On Wednesday, Vancouver passed a unanimous resolution to designate a street in his name. (HT Photo)

The city of Vancouver made a history on Wednesday by naming a street after Punjabi pioneer Jack Uppal.

The late Uppal is the first Punjabi whose name will appear on a street sign in the city that discriminated against immigrants and people of colour a century ago.

Uppal was a prominent Punjabi businessman who came to Canada as a toddler to join his immigrant father Dalip Singh in 1926. He grew up facing blatant racism against people of colour. His father, who had moved to Canada in 1907, faced difficulty bringing his family to the city because of discriminatory immigration policies that prevented people from India to bring their wives and children in order to discourage their permanent settlement.

Uppar had to endure bullying at school and often barbers would refuse to give him a haircut. He also fought for the right to vote. The Indo-Canadians were disfranchised in 1907. The right was restored after a 40-year-long struggle by the community activists.

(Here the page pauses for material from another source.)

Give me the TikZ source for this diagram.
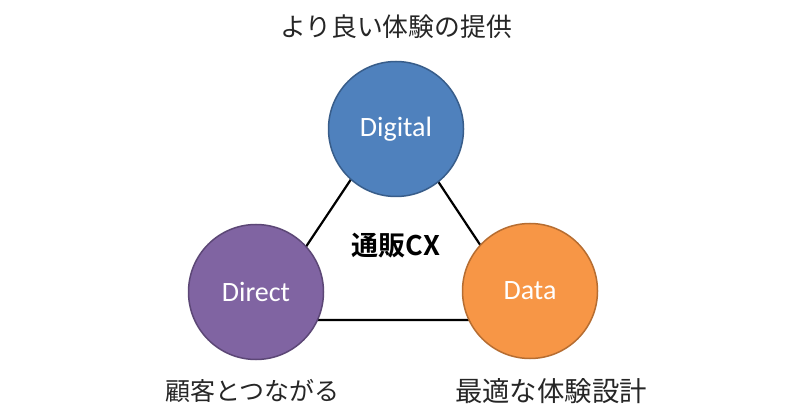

Uppal passed away in 2014 at the age of 83.

On Wednesday, Vancouver passed a unanimous resolution to designate a street in his name. His relatives were presented a replica street sign bearing his name by the city mayor Gregor Robertson after the resolution was passed amidst thunderous applause from the South-Asian community members and councillors present in the city hall.

“This is a very significant day for Vancouver as it recognises an extra ordinary Vancouverite who fought racism and discrimination and created many jobs, particularly in South Vancouver. He was a great leader from the South Asian community who became a leader across the entire city,” Robertson said while talking to HT.

Uppal’s daughter Cindy Bains said that it is not just an honour for her family but for the entire South Asian community.

While addressing the gathering at the event, former BC attorney general Wally Oppal said that Uppal should have been recognised long ago for his contribution to Canadian society and his compatriots.

“The regrettable aspect of his life is that he could have done something lot better - as he faced racism, he couldn’t go to university.”

Others in attendance included former federal minister Herb Dhaliwal and former BC minister Moe Sihota. Notably, both Dhaliwal and Sihota made history after becoming the first Punjabi federal minister and first provincial legislator respectively.